Beyond the Hype: Architecting the AI-Driven Future for Marketers

As a Senior Solutions Architect, I spend a lot of time looking at the "plumbing" of the internet. I look at how systems talk to each other, where data gets stuck, and how disparate pieces of code can eventually form a cohesive customer experience.

While I spend my days deep in platform architecture (currently at Iterable) and still make sure to write code every single day, my ultimate goal isn't just building cooler tech. It’s about empowering the humans at the other end of that tech.

Right now, marketers are facing a massive inflection point. They are drowning in tools and suffocating in data silos. Everyone is shouting "AI" from the rooftops, but few are explaining how to actually wire it up to make a difference.

The future of marketing isn't just about buying an "AI tool." It’s about architecting an ecosystem where modern SaaS, cohesive data strategies, and intelligent automation converge to lift marketers out of operational weeds and back into strategic creativity.

Here is the architectural blueprint for that future.

1. The Foundation: Crushing the Silos with Cohesive Data

Before we even talk about AI, we have to talk about the unsexy reality of data infrastructure.

In my freelance work and my daily role, I see the same issue repeatedly: a marketing team has an excellent Email Service Provider (ESP), a separate mobile push platform, a siloed CRM, and purchasing data sitting in an entirely different e-commerce backend.

You cannot build an intelligent future on fragmented data.

The shift happening now—and where Solutions Architects are spending their energy—is moving away from point-to-point integrations and toward centralized Data Lakes and Warehouses (like Snowflake, Databricks, or Redshift) acting as the single source of truth.

The Architect’s View: We need to stop asking marketing platforms to be databases of record. Instead, we pipe clean, normalized data from the warehouse into activation platforms like Iterable.
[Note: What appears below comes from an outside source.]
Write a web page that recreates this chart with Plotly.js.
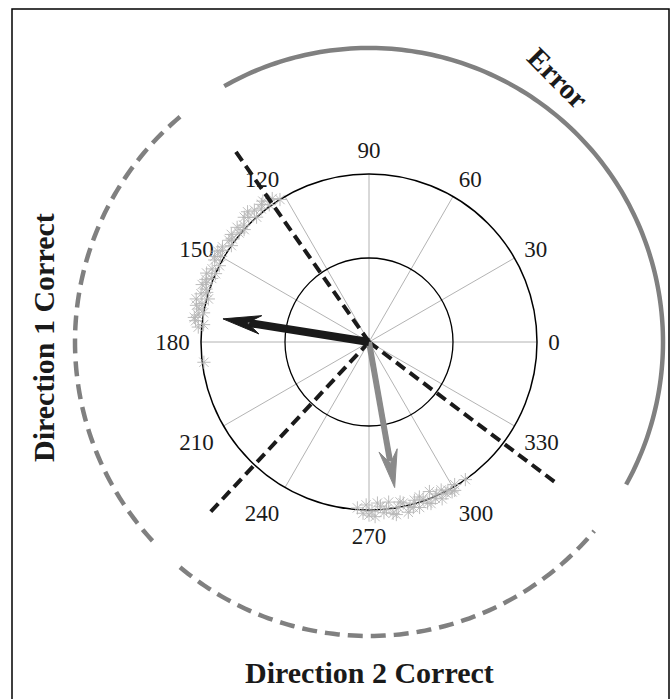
<!DOCTYPE html>
<html>
<head>
<meta charset="utf-8">
<script src="https://cdn.plot.ly/plotly-3.0.1.min.js"></script>
<style>html,body{margin:0;padding:0;background:#fff;}#chart{width:671px;height:699px;}</style>
</head>
<body>
<div id="chart"></div>
<script>
// ---------- data ----------
const angleTicks = [0, 30, 60, 90, 120, 150, 180, 210, 240, 270, 300, 330];
const angleTickLabels = ['0', '30', '60', '90', '120', '150', '180', '210', '240', '270', '300', '330'];

// sector boundaries (degrees) and their length (radial units)
const boundaryAngles = [125, 227, 323];
const boundaryLength = 1.41;

// outer region arcs: [start, end] in degrees, at radius arcRadius
const arcRadius = 1.75;
const dir1Arc = [130, 224];
const dir2Arc = [230, 320];
const errorArc = [331, 479.5];

// scatter cluster near direction 1
const theta1 = [122, 124, 126, 127, 129, 131, 132, 134, 135, 137, 139, 140, 142, 144, 145, 147, 149, 150, 152, 153, 155, 157, 158, 160, 161, 163, 164, 165, 167, 168, 170, 171, 172, 174, 175, 187, 128, 133, 138, 143, 148, 151, 156, 159, 162, 166, 169, 173];
const r1 = [1.00, 1.03, 1.01, 1.05, 1.02, 1.04, 1.00, 1.03, 1.05, 1.02, 1.04, 1.01, 1.04, 1.03, 1.00, 1.04, 1.05, 1.02, 1.04, 1.00, 1.03, 1.05, 1.01, 1.03, 1.05, 1.01, 1.04, 0.99, 1.02, 1.05, 1.00, 1.03, 1.05, 0.99, 1.02, 0.99, 1.04, 1.06, 1.00, 1.02, 1.03, 1.05, 1.00, 1.04, 1.02, 1.06, 1.03, 1.04];

// scatter cluster near direction 2
const theta2 = [266, 268, 269, 271, 272, 274, 275, 277, 278, 280, 281, 283, 284, 286, 287, 289, 290, 292, 293, 295, 296, 298, 299, 301, 305, 270, 273, 276, 279, 282, 285, 288, 291, 294, 297, 300];
const r2 = [0.99, 1.02, 0.97, 1.01, 1.04, 0.98, 1.02, 0.96, 1.03, 1.00, 0.97, 1.04, 1.01, 0.98, 1.03, 0.99, 1.02, 0.96, 1.01, 1.03, 0.98, 1.00, 1.02, 0.99, 1.00, 1.03, 0.96, 1.00, 1.04, 0.98, 1.02, 0.97, 1.03, 0.99, 1.01, 1.02];

// mean direction arrows
const arrowTheta = [171, 280];
const arrowR = [0.88, 0.88];
const arrowColors = ['#1a1a1a', '#8a8a8a'];

// ---------- geometry / style ----------
const W = 671, H = 699;
const cx = 369, cy = 342;        // pixel centre
const pxPerUnit = 168;           // pixels per radial unit
const innerMax = 1.0;
const outerMax = 1.79;           // outer overlay range (keeps arcs unclipped, fits the paper)
const serif = 'Liberation Serif, Times New Roman, serif';

function domainFor(rmax) {
  const rad = rmax * pxPerUnit;
  return {
    x: [(cx - rad) / W, (cx + rad) / W],
    y: [(H - cy - rad) / H, (H - cy + rad) / H]
  };
}

function arcTrace(a, dash, color) {
  const th = [], rr = [];
  const n = Math.ceil(Math.abs(a[1] - a[0])) + 1;
  for (let i = 0; i < n; i++) { th.push(a[0] + (a[1] - a[0]) * i / (n - 1)); rr.push(arcRadius); }
  return { type: 'scatterpolar', subplot: 'polar2', r: rr, theta: th, mode: 'lines',
    line: { color: color, width: 4.5, dash: dash }, hoverinfo: 'skip', showlegend: false };
}

function toPolar(x, y) {
  return [Math.sqrt(x * x + y * y), Math.atan2(y, x) * 180 / Math.PI];
}

const headLen = 0.225, headHalf = 0.055;
function arrowTraces(theta, r, color, width) {
  const t = theta * Math.PI / 180;
  const ux = Math.cos(t), uy = Math.sin(t);
  const px = -uy, py = ux;
  const tx = r * ux, ty = r * uy;
  const bx = tx - headLen * ux, by = ty - headLen * uy;
  const pts = [[tx, ty], [bx + headHalf * px, by + headHalf * py], [bx + 0.35 * headLen * ux, by + 0.35 * headLen * uy], [bx - headHalf * px, by - headHalf * py], [tx, ty]].map(p => toPolar(p[0], p[1]));
  return [
    { type: 'scatterpolar', subplot: 'polar2', r: [0, r - headLen * 0.7], theta: [theta, theta], mode: 'lines',
      line: { color: color, width: width }, hoverinfo: 'skip', showlegend: false },
    { type: 'scatterpolar', subplot: 'polar2', r: pts.map(p => p[0]), theta: pts.map(p => p[1]), mode: 'lines',
      fill: 'toself', fillcolor: color, line: { color: color, width: 1 }, hoverinfo: 'skip', showlegend: false }
  ];
}

const boundR = [], boundT = [];
boundaryAngles.forEach(a => { boundR.push(0, boundaryLength, null); boundT.push(a, a, null); });

const markerStyle = { symbol: 'asterisk-open', size: 11, color: '#b5b5b5', line: { color: '#b5b5b5', width: 0.9 } };

const traces = [
  // anchor trace for the inner (axis) subplot
  { type: 'scatterpolar', subplot: 'polar', r: [0], theta: [0], mode: 'markers', marker: { opacity: 0 }, hoverinfo: 'skip', showlegend: false },
  arcTrace(dir1Arc, '15px,8px', '#808080'),
  arcTrace(dir2Arc, '15px,8px', '#808080'),
  arcTrace(errorArc, 'solid', '#808080'),
  { type: 'scatterpolar', subplot: 'polar2', r: r1, theta: theta1, mode: 'markers', marker: markerStyle, hoverinfo: 'skip', showlegend: false },
  { type: 'scatterpolar', subplot: 'polar2', r: r2, theta: theta2, mode: 'markers', marker: markerStyle, hoverinfo: 'skip', showlegend: false },
  { type: 'scatterpolar', subplot: 'polar2', r: boundR, theta: boundT, mode: 'lines', connectgaps: false,
    line: { color: '#1a1a1a', width: 4, dash: '11px,6px' }, hoverinfo: 'skip', showlegend: false },
  ...arrowTraces(arrowTheta[1], arrowR[1], arrowColors[1], 6),
  ...arrowTraces(arrowTheta[0], arrowR[0], arrowColors[0], 8)
];

const d1 = domainFor(innerMax), d2 = domainFor(outerMax);

const layout = {
  width: W, height: H,
  margin: { l: 0, r: 0, t: 0, b: 0 },
  paper_bgcolor: '#ffffff',
  showlegend: false,
  dragmode: false,
  polar: {
    domain: d1,
    bgcolor: 'rgba(0,0,0,0)',
    radialaxis: { range: [0, innerMax], tickvals: [0.5], showticklabels: false, ticks: '', showline: false,
      gridcolor: '#000000', gridwidth: 1.3 },
    angularaxis: { rotation: 0, direction: 'counterclockwise', tickvals: angleTicks, ticktext: angleTickLabels,
      ticks: 'outside', ticklen: 6, tickcolor: 'rgba(0,0,0,0)', showline: true, linecolor: '#000000', linewidth: 1.5,
      gridcolor: '#a0a0a0', gridwidth: 0.8,
      tickfont: { family: serif, size: 23, color: '#1a1a1a' } }
  },
  polar2: {
    domain: d2,
    bgcolor: 'rgba(0,0,0,0)',
    radialaxis: { range: [0, outerMax], visible: false },
    angularaxis: { rotation: 0, direction: 'counterclockwise', visible: false }
  },
  shapes: [
    { type: 'rect', xref: 'paper', yref: 'paper', x0: 12 / W, x1: 669 / W, y0: -0.02, y1: 1 - 9 / H,
      line: { color: '#000000', width: 1.5 }, fillcolor: 'rgba(0,0,0,0)' }
  ],
  annotations: [
    { text: '<b>Direction 1 Correct</b>', xref: 'paper', yref: 'paper', x: 43 / W, y: 1 - 338 / H,
      xanchor: 'center', yanchor: 'middle', textangle: -90, showarrow: false,
      font: { family: serif, size: 30, color: '#1a1a1a' } },
    { text: '<b>Direction 2 Correct</b>', xref: 'paper', yref: 'paper', x: 370 / W, y: 1 - 672 / H,
      xanchor: 'center', yanchor: 'middle', showarrow: false,
      font: { family: serif, size: 30, color: '#1a1a1a' } },
    { text: '<b>Error</b>', xref: 'paper', yref: 'paper', x: 558 / W, y: 1 - 78 / H,
      xanchor: 'center', yanchor: 'middle', textangle: 45, showarrow: false,
      font: { family: serif, size: 29, color: '#1a1a1a' } }
  ]
};

Plotly.newPlot('chart', traces, layout, { staticPlot: true, displayModeBar: false });
</script>
</body>
</html>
When all your customer touchpoint data—web visits, email clicks, in-app purchases—lives in one cohesive schema, you finally have the foundation necessary for AI to actually learn something effectively.

2. The Engine: Moving from Static Rules to Intelligent Automation

Once the data foundation is solid, we can upgrade the engine.

For years, "marketing automation" really just meant complex "if/then" statements programmed by humans. If user clicks X, wait two days, then send email Y. I’ve coded thousands of these logic flows. They work, but they are brittle, and they don't scale with human nuance.

AI changes automation from static rules to dynamic probabilities.

Instead of me hard-coding a rule that says "send at 9 AM," AI analyzes the cohesive data from the warehouse to determine that this specific user engages best at 6 PM on Tuesdays. Instead of a static customer journey map, AI looks at behavioral signals across touchpoints to predict churn risk and automatically trigger a retention flow tailored to that user's specific price sensitivity.

This isn't sci-fi; it's what happens when you apply machine learning models to a unified dataset within a robust SaaS environment.

3. The Human Outcome: Lifting the Marketer

So, if SaaS provides the tools, data warehouses provide the fuel, and AI provides the engine, where does that leave the human marketer?

It leaves them in a much better place.

My priority in life is being present—as a husband, a father, and a lifelong student. I value efficiency because it buys me time for the things that matter. I want the same for the stakeholders I build solutions for.

When we architect systems correctly, AI handles the high-volume, computational heavy lifting of figuring out the "who, when, and where" of messaging.

This lifts the marketer out of the role of "campaign assembly worker" and elevates them to "experience strategist." They stop spending their days wrestling with CSV uploads and broken APIs, and start spending their time dreaming up creative campaigns, crafting empathetic messaging, and analyzing strategic outcomes.

The Future is Architected

We need to stop looking at AI as a replacement for human creativity in marketing. It’s a lever for it.

But that lever only works if the underlying architecture is sound. For the coders, the architects, and the marketing leaders out there: focus on unifying your data first. Build a robust foundation. Only then can you truly unlock the intelligence that will define the future of customer relationships.